Addressing South American leaders who are currently in the Brazilian city of Belem for the two-day summit, Lula said he wishes to see an Amazon with "greener cities, with cleaner air, with mercury-free rivers and forests that are left standing."

"An Amazon with food on the table, dignified jobs and public services that are available to all; an Amazon with healthier children, well-received migrants [and] Indigenous people who are respected ... This is our Amazon dream."

Lula's remarks come at the beginning of the two-day meeting of the eight-member Amazon Cooperation Treaty Organization (Acto). The meeting was called by the Brazilian president as part of efforts to reposition his country on the world stage as a key player in combating the climate crisis.
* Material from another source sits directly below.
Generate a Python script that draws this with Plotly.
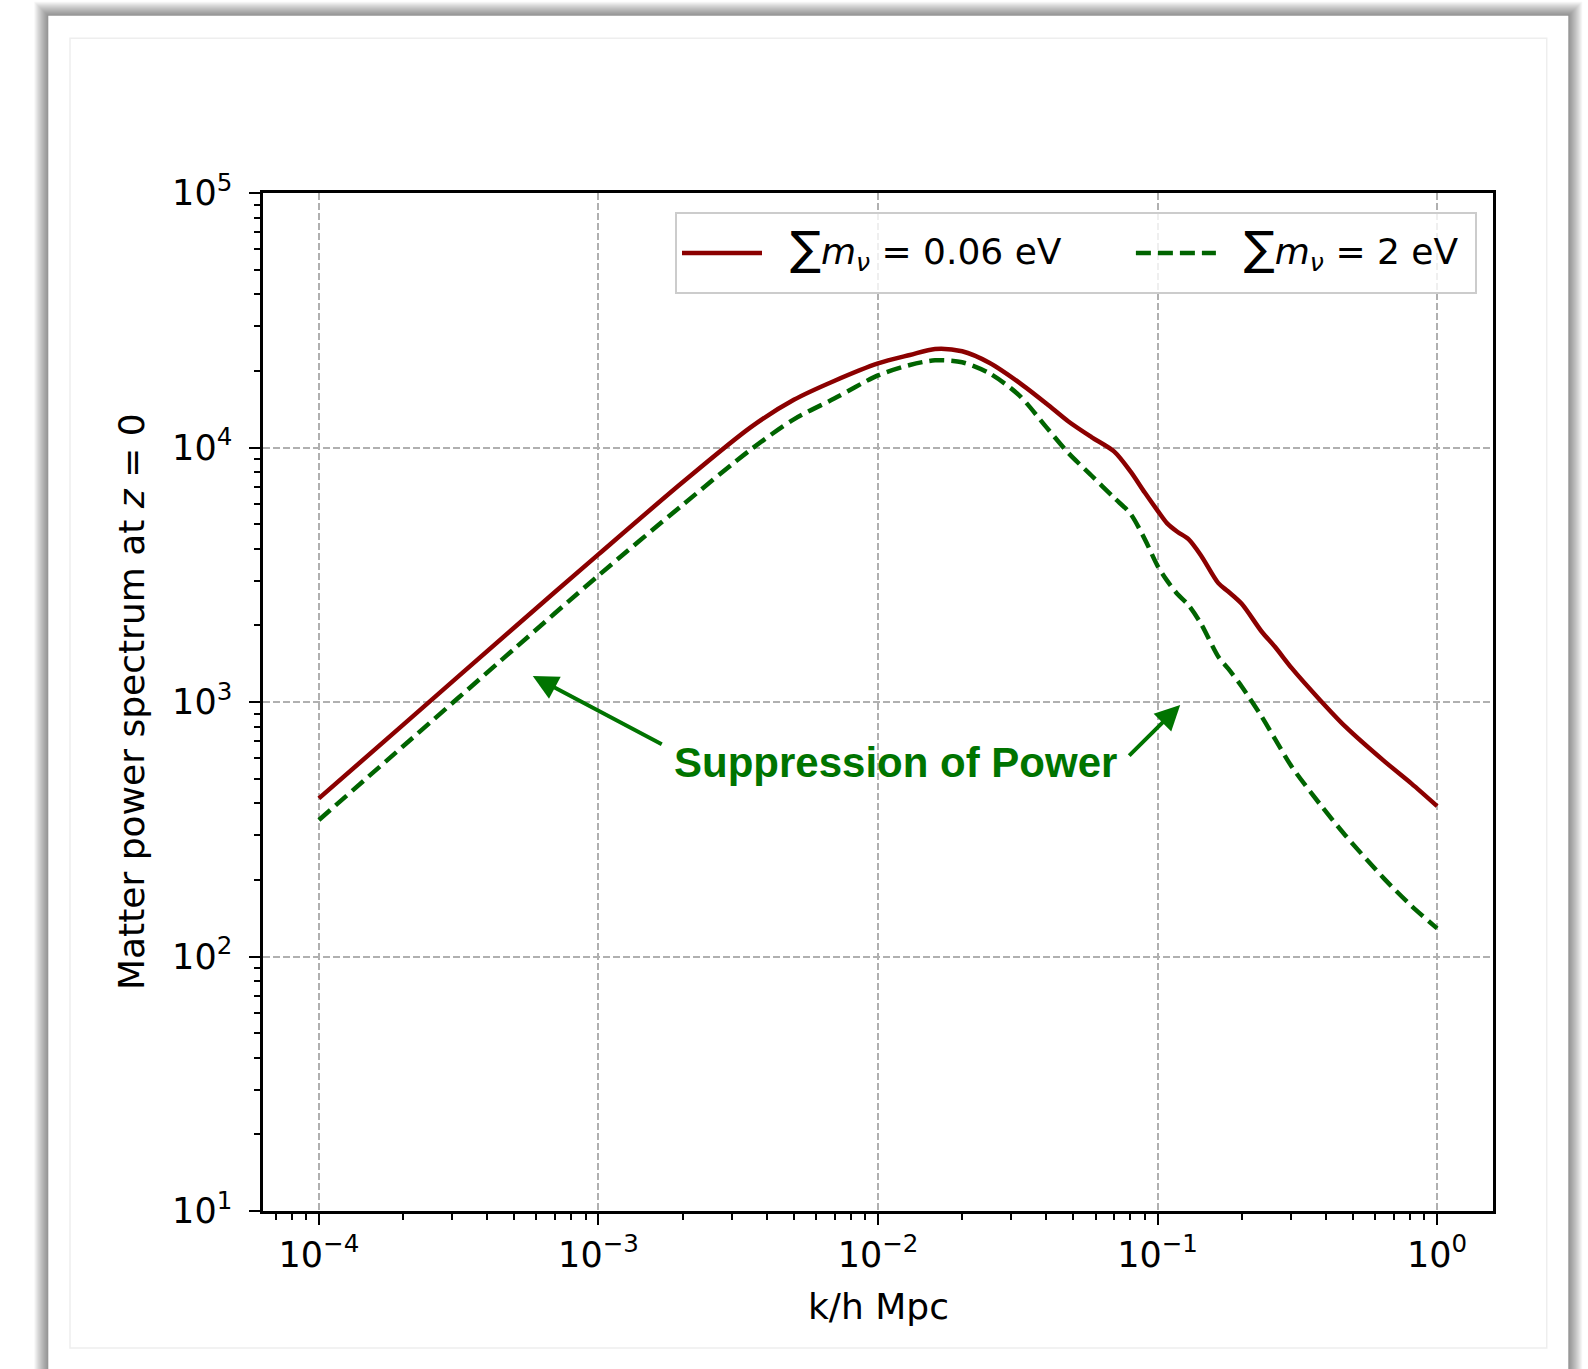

During the summit, attended by leaders of Peru, Bolivia, Colombia, Guyana and Venezuela, Lula offered a blueprint for the future of the 6.7m sq km region, of which 60% lies within Brazil, The Guardian reported.

Lula, who took power in January, promised to repair Brazil's environmental and international reputation after four "disastrous" years under former President Jair Bolsonaro. During the latter's rule, the rainforest and Indigenous communities came under attack, according to the outlet.

Lula pledged to promote an ambitious model for the rainforest region, which has nearly 50 million inhabitants. In the model, environmental protection is accompanied by economic growth technological innovation and social inclusion.

The Brazilian president pledged to achieve zero deforestation by 2030 and said that the rainforest is neither a "void that needs occupying nor a treasure trove to be looted." He called it a "flowerbed of possibilities that must be cultivated."

During the meeting, a joint Acto communiqué, known as the Belem Declaration, was also published. It called for more police and intelligence collaboration to deal with illegal activities, environmental crime and human rights violations against Indigenous communities. It further said that a law enforcement center would be set up in Manaus, Brazil, to promote cooperation among regional police forces.

Colombia's President Gustavo Petro called for the creation of "an Amazonian Nato." Under it, regional military would join forces to protect the forest. Approximately 6% of the area lies within Colombia's borders.

Dina Boluarte, President of Peru, which has approximately 11% of the Amazon, urged leaders to take action to preserve the rainforest that "isn't just the lungs of the world, it's the heart of the world."